## Information shown
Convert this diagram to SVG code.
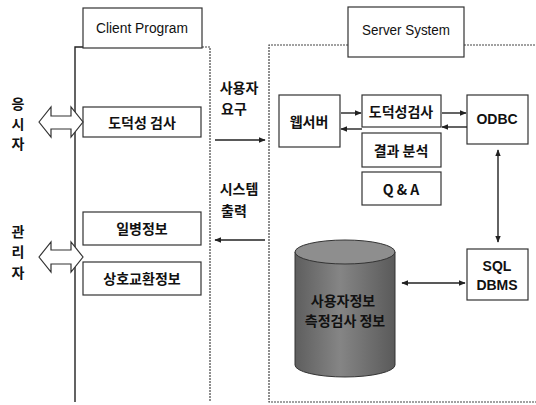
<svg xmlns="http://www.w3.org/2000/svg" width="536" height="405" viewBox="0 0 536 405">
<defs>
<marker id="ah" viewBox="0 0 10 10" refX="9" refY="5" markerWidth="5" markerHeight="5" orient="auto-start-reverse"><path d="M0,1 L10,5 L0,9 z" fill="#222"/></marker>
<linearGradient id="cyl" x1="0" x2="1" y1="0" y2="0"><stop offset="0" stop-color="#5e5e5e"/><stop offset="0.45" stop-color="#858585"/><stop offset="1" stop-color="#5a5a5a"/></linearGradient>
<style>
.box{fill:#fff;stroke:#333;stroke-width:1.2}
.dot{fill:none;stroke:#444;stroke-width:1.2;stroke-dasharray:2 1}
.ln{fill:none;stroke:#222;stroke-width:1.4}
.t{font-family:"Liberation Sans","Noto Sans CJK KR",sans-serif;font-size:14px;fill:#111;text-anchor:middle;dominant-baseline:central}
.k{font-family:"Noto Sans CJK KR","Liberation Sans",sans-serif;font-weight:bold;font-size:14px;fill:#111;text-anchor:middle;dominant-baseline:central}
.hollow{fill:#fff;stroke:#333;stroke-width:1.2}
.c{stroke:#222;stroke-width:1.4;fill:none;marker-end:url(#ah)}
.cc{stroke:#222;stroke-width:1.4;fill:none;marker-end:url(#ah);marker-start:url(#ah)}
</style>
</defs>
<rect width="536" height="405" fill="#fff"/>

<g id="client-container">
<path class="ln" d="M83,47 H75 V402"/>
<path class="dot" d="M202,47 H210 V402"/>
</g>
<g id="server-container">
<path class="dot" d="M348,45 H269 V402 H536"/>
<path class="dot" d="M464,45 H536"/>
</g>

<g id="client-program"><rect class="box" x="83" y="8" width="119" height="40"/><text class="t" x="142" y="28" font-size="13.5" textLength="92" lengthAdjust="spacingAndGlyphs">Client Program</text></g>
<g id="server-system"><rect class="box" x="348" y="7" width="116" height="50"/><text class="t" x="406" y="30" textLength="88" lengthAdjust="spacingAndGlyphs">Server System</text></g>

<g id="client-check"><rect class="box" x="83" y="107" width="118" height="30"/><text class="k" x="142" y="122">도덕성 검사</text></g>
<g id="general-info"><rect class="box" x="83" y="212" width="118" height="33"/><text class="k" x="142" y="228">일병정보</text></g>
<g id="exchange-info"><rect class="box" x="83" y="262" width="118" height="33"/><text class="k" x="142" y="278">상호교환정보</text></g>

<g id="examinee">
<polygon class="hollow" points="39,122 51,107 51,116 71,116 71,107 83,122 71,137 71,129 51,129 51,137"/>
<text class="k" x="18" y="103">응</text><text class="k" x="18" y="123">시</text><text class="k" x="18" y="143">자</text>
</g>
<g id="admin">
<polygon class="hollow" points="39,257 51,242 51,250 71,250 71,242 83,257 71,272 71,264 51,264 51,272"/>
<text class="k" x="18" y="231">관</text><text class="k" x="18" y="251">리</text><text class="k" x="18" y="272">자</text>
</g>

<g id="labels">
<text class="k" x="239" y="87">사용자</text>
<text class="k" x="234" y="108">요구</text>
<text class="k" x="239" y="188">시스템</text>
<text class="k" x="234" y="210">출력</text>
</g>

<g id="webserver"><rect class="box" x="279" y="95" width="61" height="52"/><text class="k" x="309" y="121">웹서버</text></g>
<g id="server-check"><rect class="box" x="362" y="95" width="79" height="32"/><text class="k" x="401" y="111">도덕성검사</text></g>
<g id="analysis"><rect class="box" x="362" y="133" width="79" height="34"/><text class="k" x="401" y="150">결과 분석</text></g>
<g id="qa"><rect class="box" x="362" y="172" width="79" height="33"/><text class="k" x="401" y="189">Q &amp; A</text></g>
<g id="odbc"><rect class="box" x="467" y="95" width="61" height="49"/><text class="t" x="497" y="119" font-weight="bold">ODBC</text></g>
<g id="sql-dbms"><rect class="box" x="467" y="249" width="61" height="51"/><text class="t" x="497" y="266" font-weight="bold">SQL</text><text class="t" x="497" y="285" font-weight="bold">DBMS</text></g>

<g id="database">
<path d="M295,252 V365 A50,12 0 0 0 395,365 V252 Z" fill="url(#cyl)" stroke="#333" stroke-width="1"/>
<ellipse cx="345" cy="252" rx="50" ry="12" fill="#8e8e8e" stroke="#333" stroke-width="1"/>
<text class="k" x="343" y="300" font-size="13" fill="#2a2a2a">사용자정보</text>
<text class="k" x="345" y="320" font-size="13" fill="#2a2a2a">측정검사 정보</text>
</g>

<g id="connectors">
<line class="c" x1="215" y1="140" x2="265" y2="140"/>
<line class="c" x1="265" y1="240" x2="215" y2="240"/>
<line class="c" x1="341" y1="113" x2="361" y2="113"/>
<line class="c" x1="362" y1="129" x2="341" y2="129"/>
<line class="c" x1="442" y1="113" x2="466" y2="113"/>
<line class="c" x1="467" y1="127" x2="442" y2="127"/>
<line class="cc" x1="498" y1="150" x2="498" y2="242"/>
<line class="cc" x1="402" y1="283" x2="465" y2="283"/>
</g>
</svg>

## Task details
Go through the material above and print all of it exactly, except the pictures.

## Worked answer
Convert this diagram to SVG code.
<svg xmlns="http://www.w3.org/2000/svg" width="536" height="405" viewBox="0 0 536 405">
<defs>
<marker id="ah" viewBox="0 0 10 10" refX="9" refY="5" markerWidth="5" markerHeight="5" orient="auto-start-reverse"><path d="M0,1 L10,5 L0,9 z" fill="#222"/></marker>
<linearGradient id="cyl" x1="0" x2="1" y1="0" y2="0"><stop offset="0" stop-color="#5e5e5e"/><stop offset="0.45" stop-color="#858585"/><stop offset="1" stop-color="#5a5a5a"/></linearGradient>
<style>
.box{fill:#fff;stroke:#333;stroke-width:1.2}
.dot{fill:none;stroke:#444;stroke-width:1.2;stroke-dasharray:2 1}
.ln{fill:none;stroke:#222;stroke-width:1.4}
.t{font-family:"Liberation Sans","Noto Sans CJK KR",sans-serif;font-size:14px;fill:#111;text-anchor:middle;dominant-baseline:central}
.k{font-family:"Noto Sans CJK KR","Liberation Sans",sans-serif;font-weight:bold;font-size:14px;fill:#111;text-anchor:middle;dominant-baseline:central}
.hollow{fill:#fff;stroke:#333;stroke-width:1.2}
.c{stroke:#222;stroke-width:1.4;fill:none;marker-end:url(#ah)}
.cc{stroke:#222;stroke-width:1.4;fill:none;marker-end:url(#ah);marker-start:url(#ah)}
</style>
</defs>
<rect width="536" height="405" fill="#fff"/>

<g id="client-container">
<path class="ln" d="M83,47 H75 V402"/>
<path class="dot" d="M202,47 H210 V402"/>
</g>
<g id="server-container">
<path class="dot" d="M348,45 H269 V402 H536"/>
<path class="dot" d="M464,45 H536"/>
</g>

<g id="client-program"><rect class="box" x="83" y="8" width="119" height="40"/><text class="t" x="142" y="28" font-size="13.5" textLength="92" lengthAdjust="spacingAndGlyphs">Client Program</text></g>
<g id="server-system"><rect class="box" x="348" y="7" width="116" height="50"/><text class="t" x="406" y="30" textLength="88" lengthAdjust="spacingAndGlyphs">Server System</text></g>

<g id="client-check"><rect class="box" x="83" y="107" width="118" height="30"/><text class="k" x="142" y="122">도덕성 검사</text></g>
<g id="general-info"><rect class="box" x="83" y="212" width="118" height="33"/><text class="k" x="142" y="228">일병정보</text></g>
<g id="exchange-info"><rect class="box" x="83" y="262" width="118" height="33"/><text class="k" x="142" y="278">상호교환정보</text></g>

<g id="examinee">
<polygon class="hollow" points="39,122 51,107 51,116 71,116 71,107 83,122 71,137 71,129 51,129 51,137"/>
<text class="k" x="18" y="103">응</text><text class="k" x="18" y="123">시</text><text class="k" x="18" y="143">자</text>
</g>
<g id="admin">
<polygon class="hollow" points="39,257 51,242 51,250 71,250 71,242 83,257 71,272 71,264 51,264 51,272"/>
<text class="k" x="18" y="231">관</text><text class="k" x="18" y="251">리</text><text class="k" x="18" y="272">자</text>
</g>

<g id="labels">
<text class="k" x="239" y="87">사용자</text>
<text class="k" x="234" y="108">요구</text>
<text class="k" x="239" y="188">시스템</text>
<text class="k" x="234" y="210">출력</text>
</g>

<g id="webserver"><rect class="box" x="279" y="95" width="61" height="52"/><text class="k" x="309" y="121">웹서버</text></g>
<g id="server-check"><rect class="box" x="362" y="95" width="79" height="32"/><text class="k" x="401" y="111">도덕성검사</text></g>
<g id="analysis"><rect class="box" x="362" y="133" width="79" height="34"/><text class="k" x="401" y="150">결과 분석</text></g>
<g id="qa"><rect class="box" x="362" y="172" width="79" height="33"/><text class="k" x="401" y="189">Q &amp; A</text></g>
<g id="odbc"><rect class="box" x="467" y="95" width="61" height="49"/><text class="t" x="497" y="119" font-weight="bold">ODBC</text></g>
<g id="sql-dbms"><rect class="box" x="467" y="249" width="61" height="51"/><text class="t" x="497" y="266" font-weight="bold">SQL</text><text class="t" x="497" y="285" font-weight="bold">DBMS</text></g>

<g id="database">
<path d="M295,252 V365 A50,12 0 0 0 395,365 V252 Z" fill="url(#cyl)" stroke="#333" stroke-width="1"/>
<ellipse cx="345" cy="252" rx="50" ry="12" fill="#8e8e8e" stroke="#333" stroke-width="1"/>
<text class="k" x="343" y="300" font-size="13" fill="#2a2a2a">사용자정보</text>
<text class="k" x="345" y="320" font-size="13" fill="#2a2a2a">측정검사 정보</text>
</g>

<g id="connectors">
<line class="c" x1="215" y1="140" x2="265" y2="140"/>
<line class="c" x1="265" y1="240" x2="215" y2="240"/>
<line class="c" x1="341" y1="113" x2="361" y2="113"/>
<line class="c" x1="362" y1="129" x2="341" y2="129"/>
<line class="c" x1="442" y1="113" x2="466" y2="113"/>
<line class="c" x1="467" y1="127" x2="442" y2="127"/>
<line class="cc" x1="498" y1="150" x2="498" y2="242"/>
<line class="cc" x1="402" y1="283" x2="465" y2="283"/>
</g>
</svg>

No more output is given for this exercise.